MacBook Airに用意されている2つのTB3ポートに、SSD X5とRAIDボックスを接続

 転送時間の計測はストップウォッチを利用し、5回計測の平均値を出している。結果は以下に示したとおりだ。

50.5GBの動画ファイル転送時間(カッコ内は転送速度)
  Intel M1
MacBook Air→RAIDボックス 35秒95(1440MB/s) 21秒75(2380MB/s)
MacBook Air→SSD X5 35秒90(1442MB/s) 24秒91(2078MB/s)
RAIDボックス→MacBook Air 2分03秒46 (419MB/s) 28秒96(1788MB/s)
SSD X5→MacBook Air 2分03秒26 (420MB/s) 26秒71(1938MB/s)
RAIDボックス→SSD X5 26秒20(1976MB/s) 25秒92(1997MB/s)
SSD X5→RAIDボックス 23秒60(2193MB/s) 24秒33(2128MB/s)

 まず、MacBook Airの内蔵ストレージから、外付けストレージへの転送時間の結果を見ると、Intel MacBook AirよりもM1 MacBook Airのほうが高速だった。
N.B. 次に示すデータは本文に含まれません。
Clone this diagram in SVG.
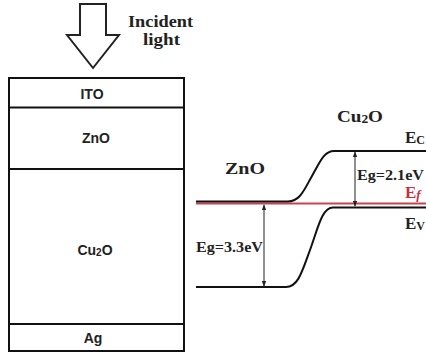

これは、内蔵SSDのリード速度の差が大きく影響しているためで、より高速なM1 MacBook Airのほうが速くファイルを転送できている形だ。

50.5GBの動画ファイル転送時間

 ところで、M1 MacBook Airからの転送で、RAIDボックスのほうが速く、SSD X5はやや遅くなっている。これは、SSD X5に大容量のファイルを書き込むと、時間経過でどうしても内部の温度が高くなり、速度が低下している可能性が考えられる。
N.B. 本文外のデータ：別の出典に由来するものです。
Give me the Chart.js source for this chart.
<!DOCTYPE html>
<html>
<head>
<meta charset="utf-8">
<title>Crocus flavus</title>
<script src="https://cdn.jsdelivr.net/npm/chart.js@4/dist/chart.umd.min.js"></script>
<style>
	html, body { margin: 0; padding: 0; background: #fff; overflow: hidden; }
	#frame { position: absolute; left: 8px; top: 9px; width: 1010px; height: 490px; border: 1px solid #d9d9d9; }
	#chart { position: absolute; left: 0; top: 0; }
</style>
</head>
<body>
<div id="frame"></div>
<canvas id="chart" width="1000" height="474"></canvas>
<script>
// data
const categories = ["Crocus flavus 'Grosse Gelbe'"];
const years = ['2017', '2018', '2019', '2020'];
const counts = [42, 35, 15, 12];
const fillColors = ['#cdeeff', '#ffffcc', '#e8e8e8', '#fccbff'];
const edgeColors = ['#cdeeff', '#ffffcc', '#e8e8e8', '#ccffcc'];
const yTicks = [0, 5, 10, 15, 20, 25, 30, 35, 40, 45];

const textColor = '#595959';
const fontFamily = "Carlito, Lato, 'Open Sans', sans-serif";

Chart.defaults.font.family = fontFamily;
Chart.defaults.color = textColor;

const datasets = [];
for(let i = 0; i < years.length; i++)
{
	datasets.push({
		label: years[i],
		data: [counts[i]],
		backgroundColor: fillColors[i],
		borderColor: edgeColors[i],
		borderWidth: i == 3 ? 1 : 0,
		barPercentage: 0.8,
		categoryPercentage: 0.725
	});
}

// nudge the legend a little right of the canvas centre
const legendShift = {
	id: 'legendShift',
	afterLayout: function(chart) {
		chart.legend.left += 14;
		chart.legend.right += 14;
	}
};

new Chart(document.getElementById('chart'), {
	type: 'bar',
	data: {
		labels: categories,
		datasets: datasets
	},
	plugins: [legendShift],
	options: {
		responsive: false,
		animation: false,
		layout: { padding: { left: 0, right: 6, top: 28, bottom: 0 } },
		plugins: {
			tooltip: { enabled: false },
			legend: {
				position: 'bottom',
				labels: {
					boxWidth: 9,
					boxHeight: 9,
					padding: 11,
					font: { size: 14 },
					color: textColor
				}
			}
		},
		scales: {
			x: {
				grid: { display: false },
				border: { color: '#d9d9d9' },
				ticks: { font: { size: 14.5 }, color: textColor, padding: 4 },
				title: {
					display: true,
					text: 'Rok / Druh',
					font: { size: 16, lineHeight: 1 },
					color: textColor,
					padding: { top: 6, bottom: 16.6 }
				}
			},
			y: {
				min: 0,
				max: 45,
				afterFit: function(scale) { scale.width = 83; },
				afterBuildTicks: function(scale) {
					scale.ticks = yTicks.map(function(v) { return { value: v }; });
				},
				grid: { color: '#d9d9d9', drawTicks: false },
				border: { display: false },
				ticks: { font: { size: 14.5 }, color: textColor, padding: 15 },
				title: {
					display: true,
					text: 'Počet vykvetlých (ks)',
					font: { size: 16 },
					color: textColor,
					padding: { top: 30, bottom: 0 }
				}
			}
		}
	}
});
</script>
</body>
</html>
 もちろんテスト時には熱の影響が発生しないように配慮していたが、時間がかかる大容量ファイルの転送時には、熱の影響が発生しやすくなるのは仕方のない部分だ。とはいえ極端な速度低下ではないため、そこまで気にする必要はないだろう。

 次に、外付けストレージからMacBook Airの内蔵ストレージへのファイル転送時間だ。M1 MacBook Airでは、SSD X5のほうがRAIDボックスよりもわずかに速かったが、これはそれぞれのベンチマークテスト結果でのリード速度の差がそのまま時間差に表れていると考えられる。とはいえ、いずれもほぼ最高速と言っていい速度だ。

50.5GBの動画ファイル転送時間

 それに対しIntel MacBook Airでは、外付けストレージから内蔵ストレージへの転送時間が極端に遅くなっている。実際の挙動を見ると、転送開始直後はなかなかのスピードで転送できているものの、途中から速度が大きく低下していた。これは、TLC SSDやQLC SSDなどで見られる、ライトキャッシュが尽きて書き込み速度が遅くなるのと同じような現象と感じる。大容量ファイルを頻繁に扱う場合には、この遅さがかなり気になるはずだ。
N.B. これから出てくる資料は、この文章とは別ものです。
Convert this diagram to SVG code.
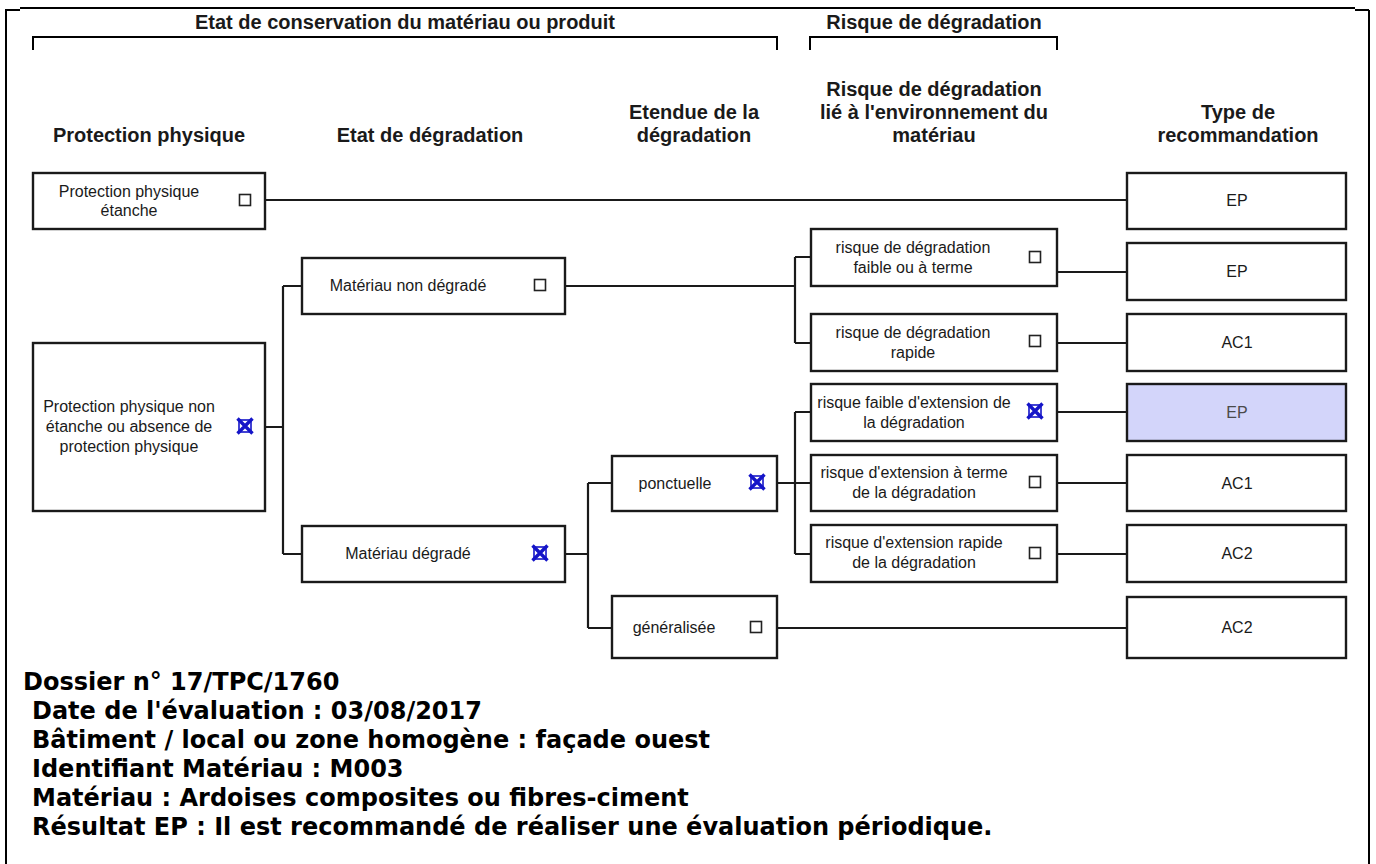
<svg xmlns="http://www.w3.org/2000/svg" width="1376" height="864" viewBox="0 0 1376 864">
<style>
.box{fill:#fff;stroke:#1a1a1a;stroke-width:2.4}
.hl{fill:#d3d5fa}
.t{font-family:"Liberation Sans",Arial,sans-serif;font-size:16px;fill:#1a1a1a;text-anchor:middle}
.g{fill:#4a4a4a}
.h{font-family:"Liberation Sans",Arial,sans-serif;font-size:20px;font-weight:bold;fill:#1a1a1a;text-anchor:middle}
.c{fill:none;stroke:#1a1a1a;stroke-width:2.2}
.fr{fill:none;stroke:#000;stroke-width:2}
.info{font-family:"DejaVu Sans",Verdana,sans-serif;font-size:24px;font-weight:bold;fill:#000}
</style>
<defs>
<g id="cb"><rect x="-5.5" y="-5.5" width="11" height="11" fill="#fff" stroke="#222" stroke-width="1.6"/></g>
<g id="ck"><rect x="-6" y="-6" width="12" height="12" fill="none" stroke="#1515c8" stroke-width="1.6"/><path d="M-7.5,-7.5 L7.5,7.5 M7.5,-7.5 L-7.5,7.5" stroke="#1515c8" stroke-width="3.4"/></g>
</defs>
<rect width="1376" height="864" fill="#fff"/>
<g id="frame">
<path class="fr" d="M6,864 V10 H20 M20,8 H1355 M1355,10 H1369 M1369,10 V864"/>
</g>
<g id="headers">
<text class="h" x="405" y="29">Etat de conservation du matériau ou produit</text>
<path class="fr" d="M33,50 V37 H777 V50"/>
<text class="h" x="934" y="29">Risque de dégradation</text>
<path class="fr" d="M810,50 V37 H1057 V50"/>
<text class="h" x="149" y="142">Protection physique</text>
<text class="h" x="430" y="142">Etat de dégradation</text>
<text class="h" x="694" y="119">Etendue de la</text>
<text class="h" x="694" y="142">dégradation</text>
<text class="h" x="934" y="96">Risque de dégradation</text>
<text class="h" x="934" y="119">lié à l'environnement du</text>
<text class="h" x="934" y="142">matériau</text>
<text class="h" x="1238" y="119">Type de</text>
<text class="h" x="1238" y="142">recommandation</text>
</g>
<g id="connectors">
<path class="c" d="M265,200 H1127"/>
<path class="c" d="M265,427 H283 M283,286 V554 M283,286 H302 M283,554 H302"/>
<path class="c" d="M565,286 H795 M795,257 V343 M795,257 H811 M795,343 H811"/>
<path class="c" d="M565,554 H588 M588,483 V628 M588,483 H612 M588,628 H612"/>
<path class="c" d="M777,483 H795 M795,412 V554 M795,412 H811 M795,483 H811 M795,554 H811"/>
<path class="c" d="M777,628 H1127"/>
<path class="c" d="M1057,272 H1127 M1057,343 H1127 M1057,412 H1127 M1057,483 H1127 M1057,554 H1127"/>
</g>
<g id="n-pp-etanche">
<rect class="box" x="33" y="173" width="232" height="56"/>
<text class="t" x="129" y="197">Protection physique</text>
<text class="t" x="129" y="216">étanche</text>
<use href="#cb" x="245" y="200"/>
</g>
<g id="n-pp-non-etanche">
<rect class="box" x="33" y="343" width="232" height="168"/>
<text class="t" x="129" y="412">Protection physique non</text>
<text class="t" x="129" y="432">étanche ou absence de</text>
<text class="t" x="129" y="452">protection physique</text>
<use href="#ck" x="245" y="426"/>
</g>
<g id="n-non-degrade">
<rect class="box" x="302" y="258" width="263" height="56"/>
<text class="t" x="408" y="291">Matériau non dégradé</text>
<use href="#cb" x="540" y="285"/>
</g>
<g id="n-degrade">
<rect class="box" x="302" y="526" width="263" height="56"/>
<text class="t" x="408" y="559">Matériau dégradé</text>
<use href="#ck" x="540" y="553"/>
</g>
<g id="n-ponctuelle">
<rect class="box" x="612" y="456" width="165" height="55"/>
<text class="t" x="675" y="489">ponctuelle</text>
<use href="#ck" x="757" y="482"/>
</g>
<g id="n-generalisee">
<rect class="box" x="612" y="596" width="165" height="62"/>
<text class="t" x="674" y="633">généralisée</text>
<use href="#cb" x="756" y="627"/>
</g>
<g id="n-r1">
<rect class="box" x="811" y="229" width="246" height="57"/>
<text class="t" x="913" y="253">risque de dégradation</text>
<text class="t" x="913" y="273">faible ou à terme</text>
<use href="#cb" x="1035" y="257"/>
</g>
<g id="n-r2">
<rect class="box" x="811" y="314" width="246" height="57"/>
<text class="t" x="913" y="338">risque de dégradation</text>
<text class="t" x="913" y="358">rapide</text>
<use href="#cb" x="1035" y="341"/>
</g>
<g id="n-r3">
<rect class="box" x="811" y="384" width="246" height="57"/>
<text class="t" x="914" y="408">risque faible d'extension de</text>
<text class="t" x="914" y="428">la dégradation</text>
<use href="#ck" x="1035" y="411"/>
</g>
<g id="n-r4">
<rect class="box" x="811" y="455" width="246" height="56"/>
<text class="t" x="914" y="478">risque d'extension à terme</text>
<text class="t" x="914" y="498">de la dégradation</text>
<use href="#cb" x="1035" y="482"/>
</g>
<g id="n-r5">
<rect class="box" x="811" y="525" width="246" height="57"/>
<text class="t" x="914" y="548">risque d'extension rapide</text>
<text class="t" x="914" y="568">de la dégradation</text>
<use href="#cb" x="1035" y="553"/>
</g>
<g id="rec-1"><rect class="box" x="1127" y="173" width="219" height="56"/><text class="t" x="1237" y="206">EP</text></g>
<g id="rec-2"><rect class="box" x="1127" y="243" width="219" height="57"/><text class="t" x="1237" y="277">EP</text></g>
<g id="rec-3"><rect class="box" x="1127" y="314" width="219" height="57"/><text class="t" x="1237" y="348">AC1</text></g>
<g id="rec-4"><rect class="box hl" x="1127" y="384" width="219" height="57"/><text class="t g" x="1237" y="418">EP</text></g>
<g id="rec-5"><rect class="box" x="1127" y="455" width="219" height="56"/><text class="t" x="1237" y="489">AC1</text></g>
<g id="rec-6"><rect class="box" x="1127" y="525" width="219" height="57"/><text class="t" x="1237" y="559">AC2</text></g>
<g id="rec-7"><rect class="box" x="1127" y="597" width="219" height="61"/><text class="t" x="1237" y="633">AC2</text></g>
<g id="info">
<text class="info" x="23" y="690">Dossier n° 17/TPC/1760</text>
<text class="info" x="32" y="719">Date de l'évaluation : 03/08/2017</text>
<text class="info" x="32" y="748">Bâtiment / local ou zone homogène : façade ouest</text>
<text class="info" x="32" y="777">Identifiant Matériau : M003</text>
<text class="info" x="32" y="806">Matériau : Ardoises composites ou fibres-ciment</text>
<text class="info" x="32" y="835">Résultat EP : Il est recommandé de réaliser une évaluation périodique.</text>
</g>
</svg>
 一方、TB3に接続したSSD X5とRAIDボックスの間でのファイル転送については、Intel MacBook Air、M1 MacBook Airともにほぼ差がなかった。Intel MacBook Airで転送速度が大きく低下する場面がなかったのは、内蔵SSDを介さずにファイルを転送するため、内蔵SSDの速度が影響しないためだ。

50.5GBの動画ファイル転送時間

 このことから、Intel MacBook Airでは、大容量ファイルを扱う作業を行なう場合には、内蔵SSDを介さず、すべてTB3接続の外付け高速ストレージで完結する使い方のほうが快適になると言える。

 ところで、先に紹介したベンチマークアプリを使ったテストでは、M1 MacBook Airで外付けストレージへの書き込み速度が遅くなる傾向が見られたものの、実ファイルの転送ではそういった傾向は見られなかった。そのことから、先ほど利用した2種類のベンチマークアプリでは、M1 MacBook AirでTB3経由の速度を計測する場合に何らかのボトルネックが発生していると考えた方が自然だろう。

Intel MacBook Airで大容量データを扱うなら
TB3接続の外付けストレージの利用が最適

 M1 MacBook Airは、内蔵SSDはもちろん、今回利用したSSD X5やRAIDボックスのようなTB3の外付け高速ストレージを利用する場面でも、ほぼ最大限の速度が引き出せ、快適に利用できることが確認できた。

 M1 MacBook Airは内蔵SSDがオンボード搭載となるため、購入後の増設や交換が不可能だが、TB3接続の外付けSSDやRAIDボックスを利用すれば、内蔵SSDの増設と同等の環境が得られると考えていい。合わせて、検証での実ファイル転送時間を見る限り、ベンチマークアプリで一部速度が低下する傾向についてもほぼ気にする必要はないだろう。

M1 Macでは、TB3接続の外付けストレージを利用すれば、内蔵SSDの増設と同等の環境が得られる。Intel Macでは、TB3接続の外付けストレージを活用したほうが快適に利用できる

 対するIntel MacBook Airは、せっかくTB3の外付け高速ストレージを利用するとしても、データ転送に内蔵SSDが介在すると、内蔵SSDの遅さが足を引っ張り、外付け高速ストレージの性能を最大限引き出せなくなる場合があることも確認できた。

 ただ、TB3接続の外付けストレージの性能は問題なく引き出せるため、速度の遅い内蔵ストレージはシステムドライブとしての利用のみに割り切り、データを置いて作業するのはTB3接続の外付け高速ストレージ、というのがIntel MacBook Airで最大限の快適度を得るための最適解と言える。